With aerial lidar, where only the roof plane is visible, this value makes sense around 2 meters.
With higher density lidar, such as terrestrial and photo-generated point clouds where the sides of buildings are included, it may be desirable to set this to just above the low vegetation or other near ground noise that may appear connected or planar once the ground is removed.
Check this box to classify high vegetation such as trees. This process will remove the building points, and pole points if enabled, then rerun the segmentation process with the intent to identify clusters of points belonging to trees.
Check this box to classify power poles. This identifies cylindrical patterns in the point cloud, similar to how planes are identified in buildings.

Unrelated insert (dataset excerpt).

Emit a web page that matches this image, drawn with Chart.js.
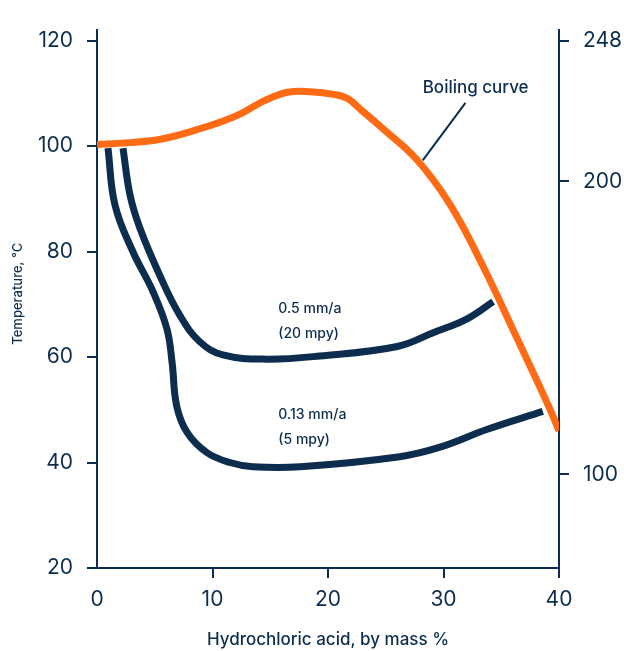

Diameter is assumed to be constant over the pole and isn't measured at a certain height above ground.
Min Diameter - Cylindrical features with a diameter smaller than this setting will not be classified as poles.
Max Diameter - Cylindrical features with a diameter larger than this setting will not be classified as poles.
Reset Existing Non-Ground Points to Unclassified at Start
Resets the Unclassified Non-Ground Point data, resetting any points classified as non-ground. Removes all manual and automatic classification of ground points in selected point data, setting all points to unclassified.
Use Specify Bounds... to set the bounds for the classification by drawing a box on the workspace, by using coordinate extents, or by cropping to a selected area feature.
When classifying a large dataset, it is recommended to test the classification on a sample area. Run the classifications multiple times on the sample area, adjusting to values, to obtain a good classification result prior to processing the entire data extent.
Filter Points...Contains additional
settings for filtering points for classification by elevation and color
values, Source ID, and existing classification. The user may also exclude
all points outside of a specified scan angle.